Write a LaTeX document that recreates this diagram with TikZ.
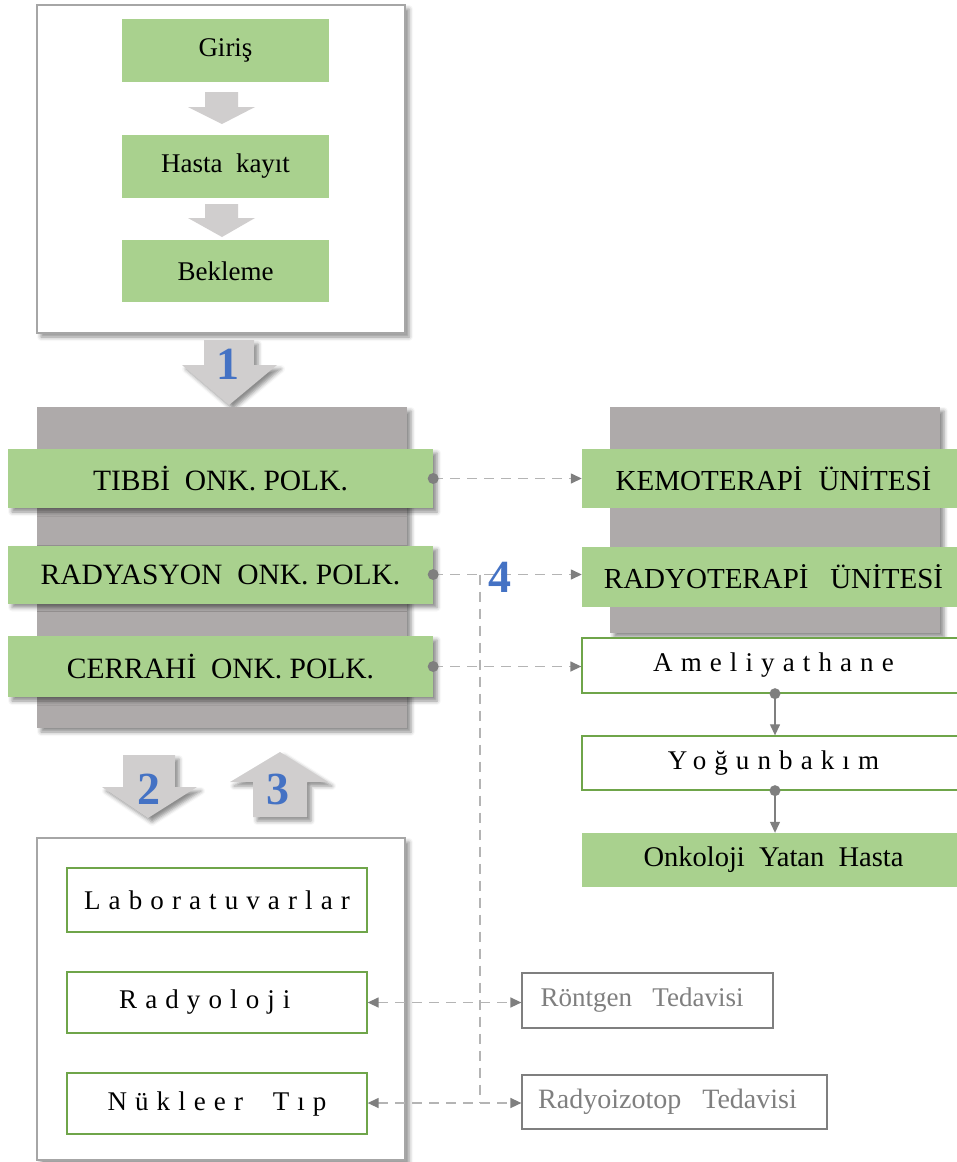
\documentclass[tikz,border=0pt]{standalone}
\usepackage{fontspec}
\setmainfont{Liberation Serif}
\newfontfamily\spacedfont[LetterSpace=30]{Liberation Serif}
\usetikzlibrary{arrows.meta,shadows.blur,calc}

\definecolor{barGreen}{HTML}{A9D18E}
\definecolor{panelGray}{HTML}{AEAAAA}
\definecolor{blockGray}{HTML}{D0CECE}
\definecolor{numBlue}{HTML}{4472C4}
\definecolor{dashGray}{HTML}{B4B4B4}
\definecolor{tipGray}{HTML}{7F7F7F}
\definecolor{edgeGreen}{HTML}{6FA54A}
\definecolor{frameGray}{HTML}{A6A6A6}

% trailing padding that survives the node's final \unskip
\newcommand{\padright}[1]{\hspace{#1}\null}

\tikzset{
  softshadow/.style={blur shadow={shadow xshift=4pt, shadow yshift=-4pt,
      shadow blur radius=4pt, shadow opacity=45}},
  framebox/.style={draw=frameGray, line width=1.4pt, fill=white, softshadow},
  panel/.style={fill=panelGray, draw=none, softshadow},
  greenbar/.style={fill=barGreen, draw=none, inner sep=0pt,
      font=\fontsize{27}{30}\selectfont},
  capsbar/.style={greenbar, font=\fontsize{29.5}{32}\selectfont},
  outlinebox/.style={draw=edgeGreen, line width=1.3pt, fill=white, inner sep=0pt,
      font=\spacedfont\fontsize{27}{30}\selectfont},
  graybox/.style={draw=tipGray, line width=1.2pt, fill=white, inner sep=0pt,
      text=tipGray, font=\fontsize{27}{30}\selectfont},
  smallarrow/.style={fill=blockGray, draw=none},
  blockarrow/.style={fill=blockGray, draw=none, softshadow},
  stepnum/.style={text=numBlue, inner sep=0pt, font=\fontsize{46}{46}\bfseries},
  dashlink/.style={draw=dashGray, line width=1.4pt, dash pattern=on 10pt off 7pt},
  tip/.tip={Triangle[length=11pt,width=10pt,color=tipGray]},
  dot/.style={fill=tipGray},
  solidlink/.style={draw=tipGray, line width=1.2pt},
}

\begin{document}
\begin{tikzpicture}[x=1pt,y=-1pt]
\useasboundingbox (0,0) rectangle (957,1162);

% ---------- entry block ----------
\draw[framebox] (37,5) rectangle (405,333);
\node[greenbar, minimum width=207, minimum height=63] (giris)   at (225.5,50.5) {Giriş};
\node[greenbar, minimum width=207, minimum height=63] (kayit)   at (225.5,166.5) {Hasta~ kayıt};
\node[greenbar, minimum width=207, minimum height=62] (bekleme) at (225.5,271) {Bekleme};

\fill[smallarrow] (205,92) -- (238,92) -- (238,107) -- (255,107) -- (222,124)
   -- (188,107) -- (205,107) -- cycle;
\fill[smallarrow] (205,204) -- (238,204) -- (238,218) -- (255,218) -- (222,237)
   -- (188,218) -- (205,218) -- cycle;

% ---------- step 1 ----------
\fill[blockarrow] (204,340) -- (254,340) -- (254,365) -- (277,365) -- (229,405)
   -- (182,365) -- (204,365) -- cycle;
\node[stepnum] (n1) at (228,364) {1};

% ---------- polyclinics ----------
\fill[panel] (37,407) rectangle (407,728);
\node[capsbar, softshadow, minimum width=425, minimum height=59] (tibbi)     at (220.5,478.5) {TIBBİ~ ONK. POLK.};
\node[capsbar, softshadow, minimum width=425, minimum height=58] (radyasyon) at (220.5,574.5) {RADYASYON~ ONK. POLK.};
\node[capsbar, softshadow, minimum width=425, minimum height=61] (cerrahi)   at (220.5,666.5) {CERRAHİ~ ONK. POLK.};

% ---------- treatment units ----------
\fill[panel] (610,407) rectangle (940,633);
\node[capsbar, font=\fontsize{29}{32}\selectfont, minimum width=383, minimum height=59] (kemo)  at (773.5,478.5) {KEMOTERAPİ\hspace{0.3em} ÜNİTESİ};
\node[capsbar, font=\fontsize{29}{32}\selectfont, minimum width=383, minimum height=60] (radyo) at (773.5,577) {RADYOTERAPİ\hspace{0.5em} ÜNİTESİ};
\node[outlinebox, minimum width=383, minimum height=55] (amel)  at (773.5,665.5) {Ameliyathane};
\node[outlinebox, minimum width=383, minimum height=54] (yogun) at (773.5,763) {Yoğunbakım};
\node[greenbar, font=\fontsize{28.5}{31}\selectfont, minimum width=383, minimum height=54] (yatan) at (773.5,860) {Onkoloji~ Yatan~ Hasta};

% ---------- steps 2 and 3 ----------
\fill[blockarrow] (123,755) -- (175,755) -- (175,787) -- (197,787) -- (148,818)
   -- (102,787) -- (123,787) -- cycle;
\node[stepnum] (n2) at (149,789) {2};
\fill[blockarrow] (253,817) -- (307,817) -- (307,782) -- (328,782) -- (280,752)
   -- (230,782) -- (253,782) -- cycle;
\node[stepnum] (n3) at (278,789) {3};

% ---------- diagnostics ----------
\draw[framebox] (37,838) rectangle (405,1160);
\node[outlinebox, minimum width=300, minimum height=64] (lab) at (217,900) {Laboratuvarlar};
\node[outlinebox, minimum width=300, minimum height=61] (rad) at (217,1002.5) {Radyoloji\padright{0.9em}};
\node[outlinebox, minimum width=300, minimum height=61] (nuk) at (217,1103.5) {Nükleer~ Tıp};

\node[graybox, minimum width=251, minimum height=55] (ront) at (647.5,1000.5) {Röntgen~~ Tedavisi\padright{0.4em}};
\node[graybox, font=\fontsize{28}{31}\selectfont, minimum width=305, minimum height=54] (izo) at (674.5,1102) {Radyoizotop~~ Tedavisi\padright{0.5em}};

% ---------- connectors ----------
\draw[dashlink, -tip] (tibbi.east) -- (tibbi.east -| kemo.west);
\draw[dashlink, -tip] (radyasyon.east) -- (radyasyon.east -| radyo.west);
\draw[dashlink, -tip] (cerrahi.east) -- (cerrahi.east -| amel.west);

\coordinate (branch) at (480,574.5);
\coordinate (joint) at (480,1103);
\draw[dashlink] (branch) -- (joint);

\draw[dashlink, tip-tip] (rad.east) -- (rad.east -| ront.west);
\draw[dashlink, tip-tip] (nuk.east |- joint) -- (joint -| izo.west);

\fill[dot] (tibbi.east) circle (5.5);
\fill[dot] (radyasyon.east) circle (5.5);
\fill[dot] (cerrahi.east) circle (5.5);

\draw[solidlink, -tip] (amel.south -| 775,0) -- (yogun.north -| 775,0);
\draw[solidlink, -tip] (yogun.south -| 775,0) -- (yatan.north -| 775,0);
\fill[dot] (amel.south -| 775,0) circle (5.5);
\fill[dot] (yogun.south -| 775,0) circle (5.5);

\node[stepnum] (n4) at (500,577) {4};
\end{tikzpicture}
\end{document}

:::

Restate the full listing verbatim and drop every picture.

Reply to the exercise:
Write a LaTeX document that recreates this diagram with TikZ.
\documentclass[tikz,border=0pt]{standalone}
\usepackage{fontspec}
\setmainfont{Liberation Serif}
\newfontfamily\spacedfont[LetterSpace=30]{Liberation Serif}
\usetikzlibrary{arrows.meta,shadows.blur,calc}

\definecolor{barGreen}{HTML}{A9D18E}
\definecolor{panelGray}{HTML}{AEAAAA}
\definecolor{blockGray}{HTML}{D0CECE}
\definecolor{numBlue}{HTML}{4472C4}
\definecolor{dashGray}{HTML}{B4B4B4}
\definecolor{tipGray}{HTML}{7F7F7F}
\definecolor{edgeGreen}{HTML}{6FA54A}
\definecolor{frameGray}{HTML}{A6A6A6}

% trailing padding that survives the node's final \unskip
\newcommand{\padright}[1]{\hspace{#1}\null}

\tikzset{
  softshadow/.style={blur shadow={shadow xshift=4pt, shadow yshift=-4pt,
      shadow blur radius=4pt, shadow opacity=45}},
  framebox/.style={draw=frameGray, line width=1.4pt, fill=white, softshadow},
  panel/.style={fill=panelGray, draw=none, softshadow},
  greenbar/.style={fill=barGreen, draw=none, inner sep=0pt,
      font=\fontsize{27}{30}\selectfont},
  capsbar/.style={greenbar, font=\fontsize{29.5}{32}\selectfont},
  outlinebox/.style={draw=edgeGreen, line width=1.3pt, fill=white, inner sep=0pt,
      font=\spacedfont\fontsize{27}{30}\selectfont},
  graybox/.style={draw=tipGray, line width=1.2pt, fill=white, inner sep=0pt,
      text=tipGray, font=\fontsize{27}{30}\selectfont},
  smallarrow/.style={fill=blockGray, draw=none},
  blockarrow/.style={fill=blockGray, draw=none, softshadow},
  stepnum/.style={text=numBlue, inner sep=0pt, font=\fontsize{46}{46}\bfseries},
  dashlink/.style={draw=dashGray, line width=1.4pt, dash pattern=on 10pt off 7pt},
  tip/.tip={Triangle[length=11pt,width=10pt,color=tipGray]},
  dot/.style={fill=tipGray},
  solidlink/.style={draw=tipGray, line width=1.2pt},
}

\begin{document}
\begin{tikzpicture}[x=1pt,y=-1pt]
\useasboundingbox (0,0) rectangle (957,1162);

% ---------- entry block ----------
\draw[framebox] (37,5) rectangle (405,333);
\node[greenbar, minimum width=207, minimum height=63] (giris)   at (225.5,50.5) {Giriş};
\node[greenbar, minimum width=207, minimum height=63] (kayit)   at (225.5,166.5) {Hasta~ kayıt};
\node[greenbar, minimum width=207, minimum height=62] (bekleme) at (225.5,271) {Bekleme};

\fill[smallarrow] (205,92) -- (238,92) -- (238,107) -- (255,107) -- (222,124)
   -- (188,107) -- (205,107) -- cycle;
\fill[smallarrow] (205,204) -- (238,204) -- (238,218) -- (255,218) -- (222,237)
   -- (188,218) -- (205,218) -- cycle;

% ---------- step 1 ----------
\fill[blockarrow] (204,340) -- (254,340) -- (254,365) -- (277,365) -- (229,405)
   -- (182,365) -- (204,365) -- cycle;
\node[stepnum] (n1) at (228,364) {1};

% ---------- polyclinics ----------
\fill[panel] (37,407) rectangle (407,728);
\node[capsbar, softshadow, minimum width=425, minimum height=59] (tibbi)     at (220.5,478.5) {TIBBİ~ ONK. POLK.};
\node[capsbar, softshadow, minimum width=425, minimum height=58] (radyasyon) at (220.5,574.5) {RADYASYON~ ONK. POLK.};
\node[capsbar, softshadow, minimum width=425, minimum height=61] (cerrahi)   at (220.5,666.5) {CERRAHİ~ ONK. POLK.};

% ---------- treatment units ----------
\fill[panel] (610,407) rectangle (940,633);
\node[capsbar, font=\fontsize{29}{32}\selectfont, minimum width=383, minimum height=59] (kemo)  at (773.5,478.5) {KEMOTERAPİ\hspace{0.3em} ÜNİTESİ};
\node[capsbar, font=\fontsize{29}{32}\selectfont, minimum width=383, minimum height=60] (radyo) at (773.5,577) {RADYOTERAPİ\hspace{0.5em} ÜNİTESİ};
\node[outlinebox, minimum width=383, minimum height=55] (amel)  at (773.5,665.5) {Ameliyathane};
\node[outlinebox, minimum width=383, minimum height=54] (yogun) at (773.5,763) {Yoğunbakım};
\node[greenbar, font=\fontsize{28.5}{31}\selectfont, minimum width=383, minimum height=54] (yatan) at (773.5,860) {Onkoloji~ Yatan~ Hasta};

% ---------- steps 2 and 3 ----------
\fill[blockarrow] (123,755) -- (175,755) -- (175,787) -- (197,787) -- (148,818)
   -- (102,787) -- (123,787) -- cycle;
\node[stepnum] (n2) at (149,789) {2};
\fill[blockarrow] (253,817) -- (307,817) -- (307,782) -- (328,782) -- (280,752)
   -- (230,782) -- (253,782) -- cycle;
\node[stepnum] (n3) at (278,789) {3};

% ---------- diagnostics ----------
\draw[framebox] (37,838) rectangle (405,1160);
\node[outlinebox, minimum width=300, minimum height=64] (lab) at (217,900) {Laboratuvarlar};
\node[outlinebox, minimum width=300, minimum height=61] (rad) at (217,1002.5) {Radyoloji\padright{0.9em}};
\node[outlinebox, minimum width=300, minimum height=61] (nuk) at (217,1103.5) {Nükleer~ Tıp};

\node[graybox, minimum width=251, minimum height=55] (ront) at (647.5,1000.5) {Röntgen~~ Tedavisi\padright{0.4em}};
\node[graybox, font=\fontsize{28}{31}\selectfont, minimum width=305, minimum height=54] (izo) at (674.5,1102) {Radyoizotop~~ Tedavisi\padright{0.5em}};

% ---------- connectors ----------
\draw[dashlink, -tip] (tibbi.east) -- (tibbi.east -| kemo.west);
\draw[dashlink, -tip] (radyasyon.east) -- (radyasyon.east -| radyo.west);
\draw[dashlink, -tip] (cerrahi.east) -- (cerrahi.east -| amel.west);

\coordinate (branch) at (480,574.5);
\coordinate (joint) at (480,1103);
\draw[dashlink] (branch) -- (joint);

\draw[dashlink, tip-tip] (rad.east) -- (rad.east -| ront.west);
\draw[dashlink, tip-tip] (nuk.east |- joint) -- (joint -| izo.west);

\fill[dot] (tibbi.east) circle (5.5);
\fill[dot] (radyasyon.east) circle (5.5);
\fill[dot] (cerrahi.east) circle (5.5);

\draw[solidlink, -tip] (amel.south -| 775,0) -- (yogun.north -| 775,0);
\draw[solidlink, -tip] (yogun.south -| 775,0) -- (yatan.north -| 775,0);
\fill[dot] (amel.south -| 775,0) circle (5.5);
\fill[dot] (yogun.south -| 775,0) circle (5.5);

\node[stepnum] (n4) at (500,577) {4};
\end{tikzpicture}
\end{document}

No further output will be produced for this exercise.